━━ RECORDED DATA

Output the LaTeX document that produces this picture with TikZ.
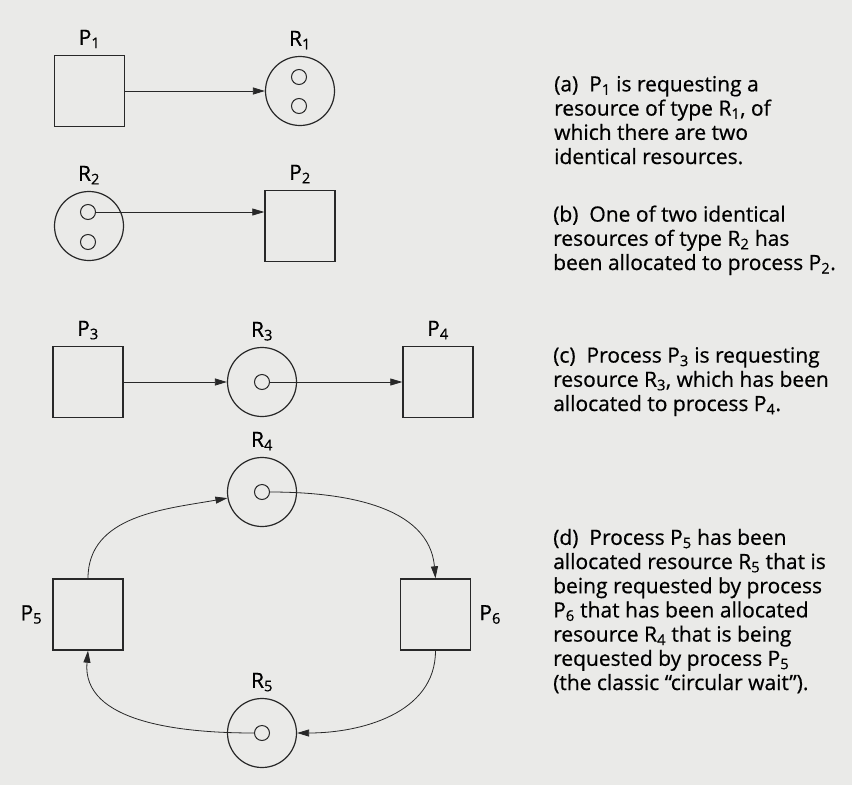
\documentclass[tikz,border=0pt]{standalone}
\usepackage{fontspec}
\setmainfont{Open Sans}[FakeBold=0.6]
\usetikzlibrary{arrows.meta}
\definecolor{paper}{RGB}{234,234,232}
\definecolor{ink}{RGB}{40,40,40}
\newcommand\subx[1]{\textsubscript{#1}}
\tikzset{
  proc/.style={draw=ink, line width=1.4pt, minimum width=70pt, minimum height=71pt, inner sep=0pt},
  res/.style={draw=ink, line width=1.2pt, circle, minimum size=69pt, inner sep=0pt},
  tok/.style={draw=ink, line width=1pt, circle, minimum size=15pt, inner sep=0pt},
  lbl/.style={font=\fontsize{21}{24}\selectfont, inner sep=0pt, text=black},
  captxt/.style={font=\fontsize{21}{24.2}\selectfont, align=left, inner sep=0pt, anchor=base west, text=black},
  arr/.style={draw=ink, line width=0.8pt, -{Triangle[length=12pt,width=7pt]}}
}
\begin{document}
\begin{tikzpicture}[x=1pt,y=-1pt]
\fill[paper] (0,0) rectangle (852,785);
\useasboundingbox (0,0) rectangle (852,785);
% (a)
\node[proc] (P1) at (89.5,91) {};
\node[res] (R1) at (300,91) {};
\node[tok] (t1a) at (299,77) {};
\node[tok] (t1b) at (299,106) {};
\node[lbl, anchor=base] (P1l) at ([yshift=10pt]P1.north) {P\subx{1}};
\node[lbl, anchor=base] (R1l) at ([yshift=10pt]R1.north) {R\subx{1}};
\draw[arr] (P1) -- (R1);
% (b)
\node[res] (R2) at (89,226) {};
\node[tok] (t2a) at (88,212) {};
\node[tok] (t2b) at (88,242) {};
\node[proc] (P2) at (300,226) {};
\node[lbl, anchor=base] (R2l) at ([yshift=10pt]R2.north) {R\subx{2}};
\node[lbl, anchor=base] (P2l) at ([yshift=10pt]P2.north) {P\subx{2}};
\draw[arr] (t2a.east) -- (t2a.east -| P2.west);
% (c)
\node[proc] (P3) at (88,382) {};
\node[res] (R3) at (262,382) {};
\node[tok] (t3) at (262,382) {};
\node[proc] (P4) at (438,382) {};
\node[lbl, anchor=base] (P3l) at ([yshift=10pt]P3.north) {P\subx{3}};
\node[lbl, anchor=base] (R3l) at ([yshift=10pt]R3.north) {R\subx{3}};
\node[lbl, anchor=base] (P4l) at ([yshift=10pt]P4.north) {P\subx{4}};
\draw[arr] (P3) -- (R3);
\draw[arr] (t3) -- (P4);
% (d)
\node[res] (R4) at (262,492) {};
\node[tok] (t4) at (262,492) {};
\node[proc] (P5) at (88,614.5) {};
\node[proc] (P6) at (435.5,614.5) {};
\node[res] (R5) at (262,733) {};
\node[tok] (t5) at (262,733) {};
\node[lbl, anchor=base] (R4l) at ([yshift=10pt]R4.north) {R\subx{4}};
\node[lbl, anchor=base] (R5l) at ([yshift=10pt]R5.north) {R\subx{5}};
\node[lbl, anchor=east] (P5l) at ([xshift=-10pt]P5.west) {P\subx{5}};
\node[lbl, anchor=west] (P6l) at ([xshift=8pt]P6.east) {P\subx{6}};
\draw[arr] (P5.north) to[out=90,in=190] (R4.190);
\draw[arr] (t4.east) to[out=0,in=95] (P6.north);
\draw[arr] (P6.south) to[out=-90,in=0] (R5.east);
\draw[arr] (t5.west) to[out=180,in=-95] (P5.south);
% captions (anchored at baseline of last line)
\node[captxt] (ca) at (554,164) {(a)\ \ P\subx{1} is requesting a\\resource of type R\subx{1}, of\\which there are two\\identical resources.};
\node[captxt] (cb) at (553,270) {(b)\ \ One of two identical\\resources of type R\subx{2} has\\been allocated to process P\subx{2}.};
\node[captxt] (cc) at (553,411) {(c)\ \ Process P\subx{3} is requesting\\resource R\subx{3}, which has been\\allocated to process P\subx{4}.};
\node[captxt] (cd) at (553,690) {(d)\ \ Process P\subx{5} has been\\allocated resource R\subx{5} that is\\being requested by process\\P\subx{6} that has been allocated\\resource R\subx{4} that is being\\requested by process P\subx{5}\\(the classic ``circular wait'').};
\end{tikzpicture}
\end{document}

━━━━

REQUIRED WORK - Repeat the listing above exactly, with no pictures.

TASK OUTPUT -
Output the LaTeX document that produces this picture with TikZ.
\documentclass[tikz,border=0pt]{standalone}
\usepackage{fontspec}
\setmainfont{Open Sans}[FakeBold=0.6]
\usetikzlibrary{arrows.meta}
\definecolor{paper}{RGB}{234,234,232}
\definecolor{ink}{RGB}{40,40,40}
\newcommand\subx[1]{\textsubscript{#1}}
\tikzset{
  proc/.style={draw=ink, line width=1.4pt, minimum width=70pt, minimum height=71pt, inner sep=0pt},
  res/.style={draw=ink, line width=1.2pt, circle, minimum size=69pt, inner sep=0pt},
  tok/.style={draw=ink, line width=1pt, circle, minimum size=15pt, inner sep=0pt},
  lbl/.style={font=\fontsize{21}{24}\selectfont, inner sep=0pt, text=black},
  captxt/.style={font=\fontsize{21}{24.2}\selectfont, align=left, inner sep=0pt, anchor=base west, text=black},
  arr/.style={draw=ink, line width=0.8pt, -{Triangle[length=12pt,width=7pt]}}
}
\begin{document}
\begin{tikzpicture}[x=1pt,y=-1pt]
\fill[paper] (0,0) rectangle (852,785);
\useasboundingbox (0,0) rectangle (852,785);
% (a)
\node[proc] (P1) at (89.5,91) {};
\node[res] (R1) at (300,91) {};
\node[tok] (t1a) at (299,77) {};
\node[tok] (t1b) at (299,106) {};
\node[lbl, anchor=base] (P1l) at ([yshift=10pt]P1.north) {P\subx{1}};
\node[lbl, anchor=base] (R1l) at ([yshift=10pt]R1.north) {R\subx{1}};
\draw[arr] (P1) -- (R1);
% (b)
\node[res] (R2) at (89,226) {};
\node[tok] (t2a) at (88,212) {};
\node[tok] (t2b) at (88,242) {};
\node[proc] (P2) at (300,226) {};
\node[lbl, anchor=base] (R2l) at ([yshift=10pt]R2.north) {R\subx{2}};
\node[lbl, anchor=base] (P2l) at ([yshift=10pt]P2.north) {P\subx{2}};
\draw[arr] (t2a.east) -- (t2a.east -| P2.west);
% (c)
\node[proc] (P3) at (88,382) {};
\node[res] (R3) at (262,382) {};
\node[tok] (t3) at (262,382) {};
\node[proc] (P4) at (438,382) {};
\node[lbl, anchor=base] (P3l) at ([yshift=10pt]P3.north) {P\subx{3}};
\node[lbl, anchor=base] (R3l) at ([yshift=10pt]R3.north) {R\subx{3}};
\node[lbl, anchor=base] (P4l) at ([yshift=10pt]P4.north) {P\subx{4}};
\draw[arr] (P3) -- (R3);
\draw[arr] (t3) -- (P4);
% (d)
\node[res] (R4) at (262,492) {};
\node[tok] (t4) at (262,492) {};
\node[proc] (P5) at (88,614.5) {};
\node[proc] (P6) at (435.5,614.5) {};
\node[res] (R5) at (262,733) {};
\node[tok] (t5) at (262,733) {};
\node[lbl, anchor=base] (R4l) at ([yshift=10pt]R4.north) {R\subx{4}};
\node[lbl, anchor=base] (R5l) at ([yshift=10pt]R5.north) {R\subx{5}};
\node[lbl, anchor=east] (P5l) at ([xshift=-10pt]P5.west) {P\subx{5}};
\node[lbl, anchor=west] (P6l) at ([xshift=8pt]P6.east) {P\subx{6}};
\draw[arr] (P5.north) to[out=90,in=190] (R4.190);
\draw[arr] (t4.east) to[out=0,in=95] (P6.north);
\draw[arr] (P6.south) to[out=-90,in=0] (R5.east);
\draw[arr] (t5.west) to[out=180,in=-95] (P5.south);
% captions (anchored at baseline of last line)
\node[captxt] (ca) at (554,164) {(a)\ \ P\subx{1} is requesting a\\resource of type R\subx{1}, of\\which there are two\\identical resources.};
\node[captxt] (cb) at (553,270) {(b)\ \ One of two identical\\resources of type R\subx{2} has\\been allocated to process P\subx{2}.};
\node[captxt] (cc) at (553,411) {(c)\ \ Process P\subx{3} is requesting\\resource R\subx{3}, which has been\\allocated to process P\subx{4}.};
\node[captxt] (cd) at (553,690) {(d)\ \ Process P\subx{5} has been\\allocated resource R\subx{5} that is\\being requested by process\\P\subx{6} that has been allocated\\resource R\subx{4} that is being\\requested by process P\subx{5}\\(the classic ``circular wait'').};
\end{tikzpicture}
\end{document}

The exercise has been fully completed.